It was only a few years ago that Arsenal’s preseason campaign consisted of an opener at Barnet and a quiet training camp in Austria. There was no fanfare; it was all focused on getting the squad ready for the new season. Arsene Wenger liked the quiet, understated nature of preseason.
That has all changed for the Gunners. The first-team squad has jetted off on its third consecutive preseason tour of Asia. Arsenal will face an Indonesian dream team, Vietnam, Nagoya Grampus and Urawa Red Diamonds in Indonesia, Vietnam and Japan. From a football point of view, matches with these sides won’t tell Arsenal fans too much about the squad as match fitness and finding form will be the main aim. The team will be tested more later in preseason in the Emirates Cup against Napoli and Galatasaray and the friendly with Manchester City in Helsinki, Finland.
The trip to Asia is about much more than the football.

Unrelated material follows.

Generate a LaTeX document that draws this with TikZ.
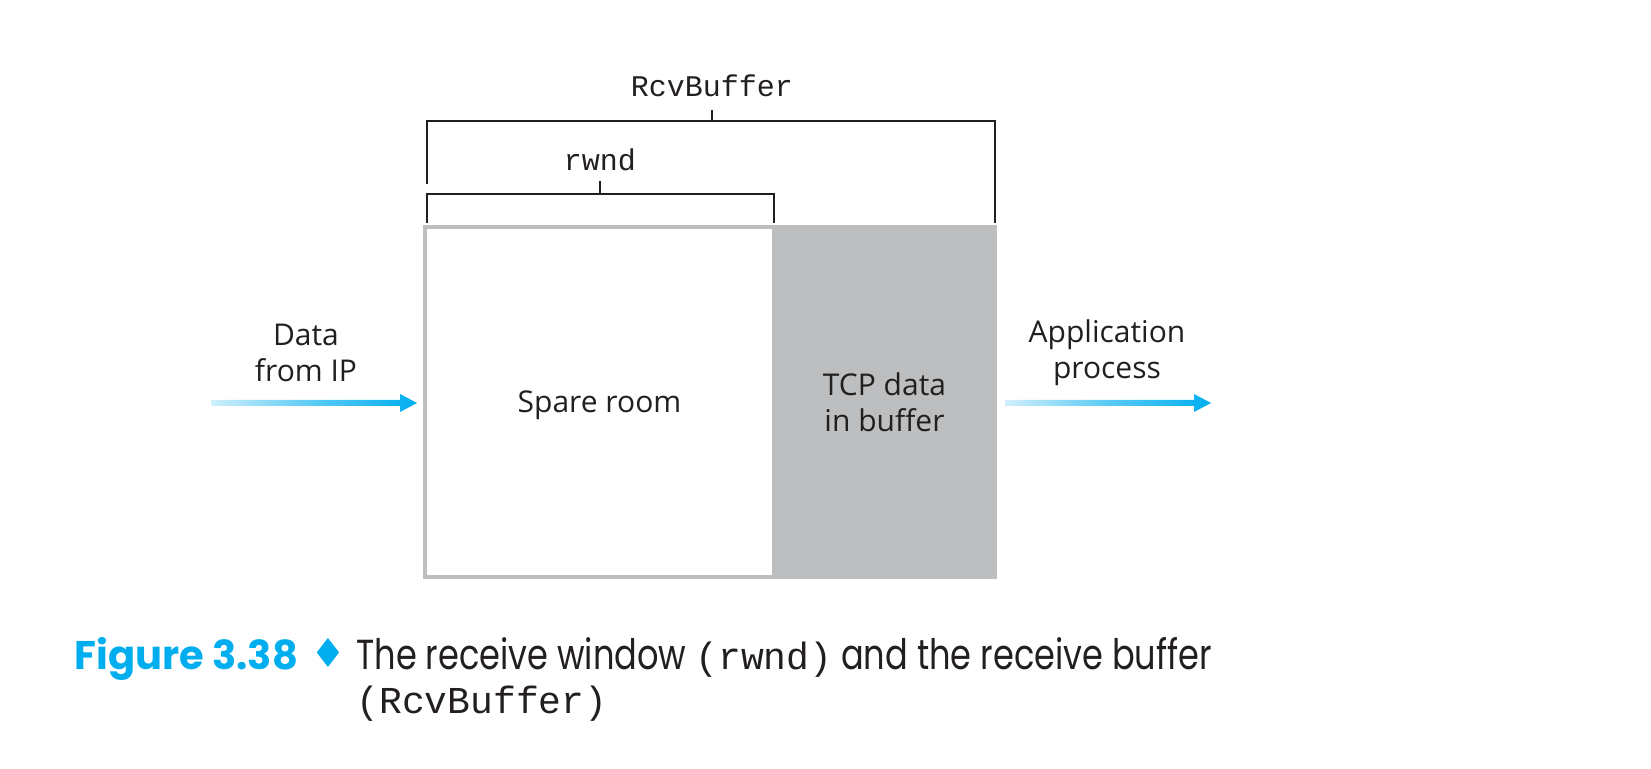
\documentclass[tikz,border=0pt]{standalone}
\usepackage{fontspec}
\setmainfont{Open Sans}
\setmonofont{Liberation Mono}
\newfontfamily\figfont{Poppins}
\newfontfamily\capfont[FakeStretch=0.8]{Poppins}
\newfontfamily\symfont{DejaVu Sans}
\usetikzlibrary{calc}
\definecolor{netcyan}{HTML}{00AEEF}
\definecolor{netcyanlight}{HTML}{D0EFFB}
\definecolor{bufgray}{HTML}{BCBEC0}
\definecolor{inkdark}{HTML}{231F20}

% gradient arrow from #1 to #2 (tip)
\newcommand{\flowarrow}[2]{%
  \shade[left color=netcyanlight, right color=netcyan, middle color=netcyan!65!white]
    ($(#1)+(0,-3)$) -- ($(#2)+(-17,-3)$) -- ($(#2)+(-17,-9)$) -- (#2)
    -- ($(#2)+(-17,9)$) -- ($(#2)+(-17,3)$) -- ($(#1)+(0,3)$) -- cycle;}

\begin{document}
\begin{tikzpicture}[x=0.5pt,y=-0.5pt,
	lbl/.style={font=\fontsize{15}{18}\selectfont, text=inkdark, align=center},
	mono/.style={font=\ttfamily\fontsize{15}{18}\selectfont, text=inkdark, inner sep=0pt},
	buf/.style={lbl, draw=bufgray, line width=2pt, minimum height=175pt, inner sep=0pt, text depth=0pt},
	bracket/.style={draw=inkdark, line width=0.75pt}]
	\useasboundingbox (0,0) rectangle (1651,769);

	% the buffer
	\node[buf, fill=white, minimum width=174.5pt] (spare) at (599.5,402) {Spare room};
	\node[buf, fill=bufgray, minimum width=110.5pt] (tcpdata) at (884.5,402) {TCP data\\in buffer};

	% brackets
	\node[mono, anchor=base] (rcvbuf) at (712,97) {RcvBuffer};
	\node[mono, anchor=base] (rwnd) at (600,171) {rwnd};
	\coordinate (rcvL) at (427,184);
	\coordinate (rcvR) at (995,223);
	\coordinate (rwL) at (427,223);
	\coordinate (rwR) at (774,223);
	\draw[bracket] (rcvL) -- ++(0,-63) -| (rcvR);
	\draw[bracket] (rcvbuf.base) ++(0,13) -- ++(0,11);
	\draw[bracket] (rwL) -- ++(0,-29) -| (rwR);
	\draw[bracket] (rwnd.base) ++(0,10) -- ++(0,13);

	% data in and out
	\coordinate (inS) at (211,403);
	\coordinate (inE) at (417,403);
	\coordinate (outS) at (1005,403);
	\coordinate (outE) at (1211,403);
	\flowarrow{inS}{inE}
	\flowarrow{outS}{outE}
	\node[lbl] (fromip) at (306,353) {Data\\from IP};
	\node[lbl] (app) at (1107,353) {Application\\process};

	% caption
	\node[anchor=base west, inner sep=0pt, text=netcyan, font=\figfont\bfseries\fontsize{20}{25}\selectfont] (fignum) at (74,670) {Figure 3.38};
	\node[anchor=base, inner sep=0pt, text=netcyan, font=\symfont\fontsize{20}{24}\selectfont] (figsep) at (328,668) {♦};
	\node[anchor=base west, inner sep=0pt, text=inkdark, font=\capfont\fontsize{21}{25}\selectfont] (figcap) at (356,670) {The receive window {\ttfamily\fontsize{19}{25}\selectfont (rwnd)} and the receive buffer};
	\node[anchor=base west, inner sep=0pt, text=inkdark, font=\ttfamily\fontsize{19}{25}\selectfont] (figcapb) at (356,714) {(RcvBuffer)};
\end{tikzpicture}
\end{document}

For a club that prides itself on being self-sustaining, it could be seen as strange that Arsenal have taken longer than other big clubs to increase their commercial activities. In the Premier League era, Manchester United were one of the first clubs to go on a big preseason tour, and their worldwide support and sponsorship deals have subsequently given them an advantage over the rest of the league. Whether it was Arsenal’s desire for a quiet preseason or just an unwillingness to expand their commercial horizons, the grand preseason tour was long overdue by the time the Gunners flew out to Asia in 2011.
For some, the tour to Asia is just another distraction from making signings in preseason. With stories about Higuain, Suarez and Rooney, the likelihood is that it will be difficult to secure the signing of one of them when on a different continent. To get a new signing integrated into the squad, there would be only the Emirates Cup and Manchester City friendly before the start of the season.

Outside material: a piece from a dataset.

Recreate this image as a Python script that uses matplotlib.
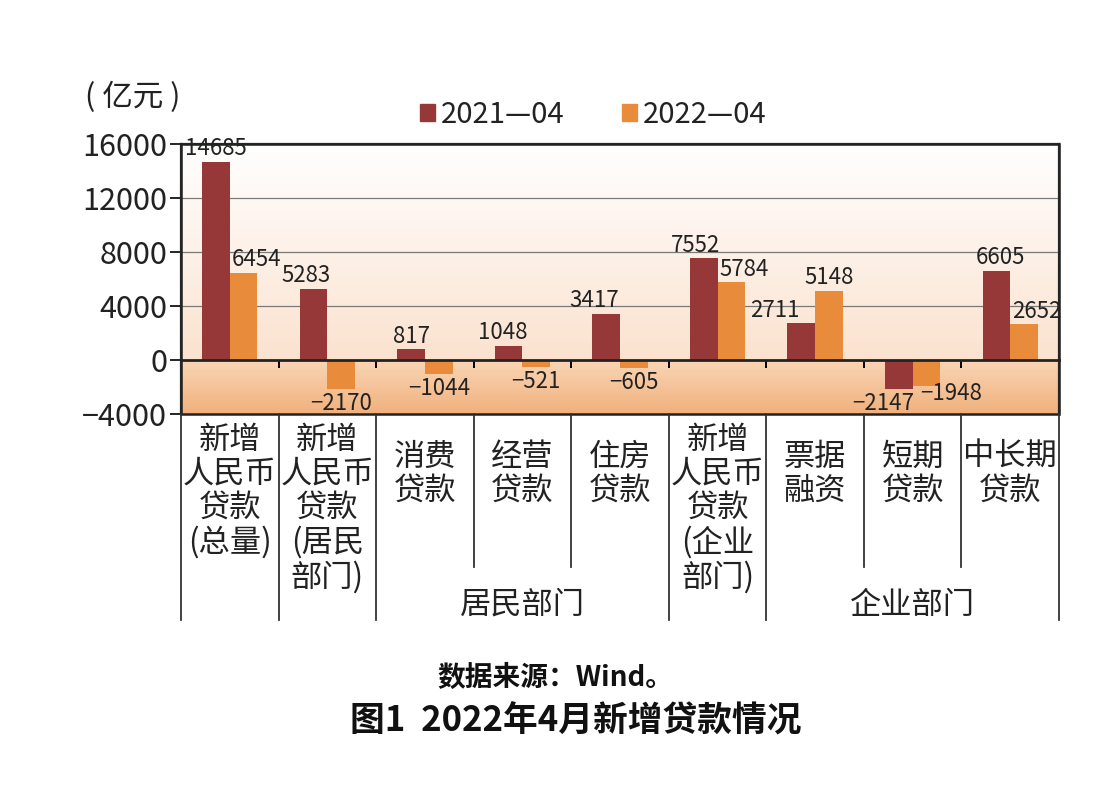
import numpy as np
import matplotlib
matplotlib.use("Agg")
import matplotlib.pyplot as plt
from matplotlib.colors import LinearSegmentedColormap
from matplotlib.patches import Patch, Rectangle
from matplotlib.lines import Line2D
from matplotlib.transforms import blended_transform_factory
from matplotlib.ticker import FuncFormatter

plt.rcParams['font.family'] = ['Noto Sans CJK SC', 'DejaVu Sans']

# ---- data ----
categories = ["新增\n人民币\n贷款\n(总量)", "新增\n人民币\n贷款\n(居民\n部门)",
              "消费\n贷款", "经营\n贷款", "住房\n贷款",
              "新增\n人民币\n贷款\n(企业\n部门)",
              "票据\n融资", "短期\n贷款", "中长期\n贷款"]
series_names = ["2021—04", "2022—04"]
values_2021 = [14685, 5283, 817, 1048, 3417, 7552, 2711, -2147, 6605]
values_2022 = [6454, -2170, -1044, -521, -605, 5784, 5148, -1948, 2652]
groups = [("居民部门", 2, 4), ("企业部门", 6, 8)]
y_ticks = [16000, 12000, 8000, 4000, 0, -4000]

# ---- style ----
c21 = "#973838"
c22 = "#e88c3c"
txt = "#222222"
bw = 0.284
# label nudges (points) as in the original layout
nudge21 = [0, -5, 0, -4, -9, -6, -19, -11, 3]
nudge22 = [9, 0, 0, 0, 0, 9, 0, 18, 9]
ynudge22 = [0, 0, 0, 0, 0, 0, 0, 5, 0]

fig = plt.figure(figsize=(11.15, 7.86), dpi=100)
L, R, B, T = 181/1115, 1059/1115, 1-414/786, 1-144/786
ax = fig.add_axes([L, B, R-L, T-B])
n = len(categories)
x = np.arange(n)
ax.set_xlim(-0.5, n-0.5)
ax.set_ylim(min(y_ticks), max(y_ticks))

# gradient backgrounds
cm_top = LinearSegmentedColormap.from_list("t", ["#fbe2cf", "#fdf1e8", "#ffffff"])
cm_bot = LinearSegmentedColormap.from_list("b", ["#f1b07c", "#f9d6b6"])
grad = np.linspace(0, 1, 256).reshape(-1, 1)
ax.imshow(grad, cmap=cm_top, extent=(-0.5, n-0.5, 0, max(y_ticks)), origin='lower',
          aspect='auto', zorder=0)
ax.imshow(grad, cmap=cm_bot, extent=(-0.5, n-0.5, min(y_ticks), 0), origin='lower',
          aspect='auto', zorder=0)

# grid
for yv in y_ticks:
    if yv not in (0, max(y_ticks), min(y_ticks)):
        ax.axhline(yv, color="#7a7a7a", lw=0.9, zorder=1)

ax.bar(x - bw/2, values_2021, bw, color=c21, zorder=2, label=series_names[0])
ax.bar(x + bw/2, values_2022, bw, color=c22, zorder=2, label=series_names[1])

def fmt(v):
    return ("−" + str(abs(v))) if v < 0 else str(v)

for xs, vals, nud, ynud in ((x - bw/2, values_2021, nudge21, [0]*n),
                            (x + bw/2, values_2022, nudge22, ynudge22)):
    for xi, v, nd, yn in zip(xs, vals, nud, ynud):
        ax.annotate(fmt(v), (xi, v), xytext=(nd, (1 if v >= 0 else -2) + yn),
                    textcoords="offset points", ha="center",
                    va="bottom" if v >= 0 else "top", fontsize=16, color=txt, zorder=4)

# spines / axes
for s in ("top", "right", "left"):
    ax.spines[s].set_color("#333333")
    ax.spines[s].set_linewidth(1.6)
ax.spines['bottom'].set_position(('data', 0))
ax.spines['bottom'].set_color("#222222")
ax.spines['bottom'].set_linewidth(2.0)
ax.add_patch(Rectangle((0, 0), 1, 1, transform=ax.transAxes, fill=False,
                       lw=1.8, edgecolor="#222222", zorder=5, clip_on=False))
ax.set_yticks(y_ticks)
ax.yaxis.set_major_formatter(FuncFormatter(lambda v, p: fmt(int(v))))
ax.tick_params(axis='y', direction='out', length=8, width=1.2, labelsize=22,
               labelcolor=txt, pad=2)
bounds = np.arange(n + 1) - 0.5
ax.set_xticks(bounds[1:-1])
ax.set_xticklabels([])
ax.tick_params(axis='x', direction='out', length=6, width=1.4)

# category labels below the axes
tr = blended_transform_factory(ax.transData, fig.transFigure)
for xi, lab in zip(x, categories):
    nlines = lab.count("\n") + 1
    ytop = 1 - 424/786 if nlines > 2 else 1 - 441/786
    ax.text(xi, ytop, lab, transform=tr, ha="center", va="top", fontsize=22.5,
            color=txt, linespacing=1.08, clip_on=False)

full = [0, 1, 2, 5, 6, 9]
for i, bx in enumerate(bounds):
    yend = 1 - 620/786 if i in full else 1 - 567/786
    fig.add_artist(Line2D([bx, bx], [B, yend], transform=tr, color="#333333", lw=1.3))

for name, a, b in groups:
    ax.text((a + b) / 2, 1 - 605/786, name, transform=tr, ha="center", va="center",
            fontsize=22.5, color=txt, clip_on=False)

# legend
handles = [Patch(color=c21), Patch(color=c22)]
fig.legend(handles, series_names, loc="center", bbox_to_anchor=(0.532, 1 - 115/786),
           ncol=2, frameon=False, fontsize=21, handlelength=0.5, handleheight=0.5,
           handletextpad=0.2, columnspacing=2.0, labelcolor=txt)

fig.text(85/1115, 1 - 97/786, "( 亿元 )", fontsize=22, color=txt, ha="left", va="center")
fig.text(0.498, 1 - 678/786, "数据来源：Wind。", fontsize=20, fontweight="bold",
         ha="center", va="center", color="#111111")
fig.text(0.516, 1 - 721/786, "图1  2022年4月新增贷款情况", fontsize=25, fontweight="bold",
         ha="center", va="center", color="#111111")

fig.savefig("out.png", dpi=100, facecolor="white")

The catch-22 for Arsenal is that these preseason tours do boost the club’s commercial profile. If fans want the club to compete for big-name signings and have the big money to spend on them, it needs to compete commercially with Manchester United, Chelsea and even Liverpool in terms of the deals that can come with greater appeal globally.
With all the extra activities that the players are taking part in during the tour outside of training, it is great for foreign fans who don’t have the chance to see the squad during the season. I'm not a fan of the "39th game" idea for the Premier League of having one match a season played abroad, but the preseason does offer teams the chance to engage with loyal supporters who aren't within reach of Emirates Stadium. Some English fans might question who the club is catering to and which group of fans its priorities are for, but you can’t ignore the support in the global market of football. Some of the images of Arsenal arriving in Jakarta this week have been extraordinary, and anyone who wants the club to be successful should be heartened to see the support for the Gunners across the globe.
While a long-distance trip to Asia might not seem ideal for preseason preparation as there will be distractions from the football, Arsenal have to embark on these tours to engage with fans across the world and increase the commercial potential of the club. Financially, it’s needed to compete with other clubs and make the big signings all fans hope for. Plus, it’s just going to be good to see an Arsenal team back playing football again Sunday. It’s felt like a long two months since the end of the season.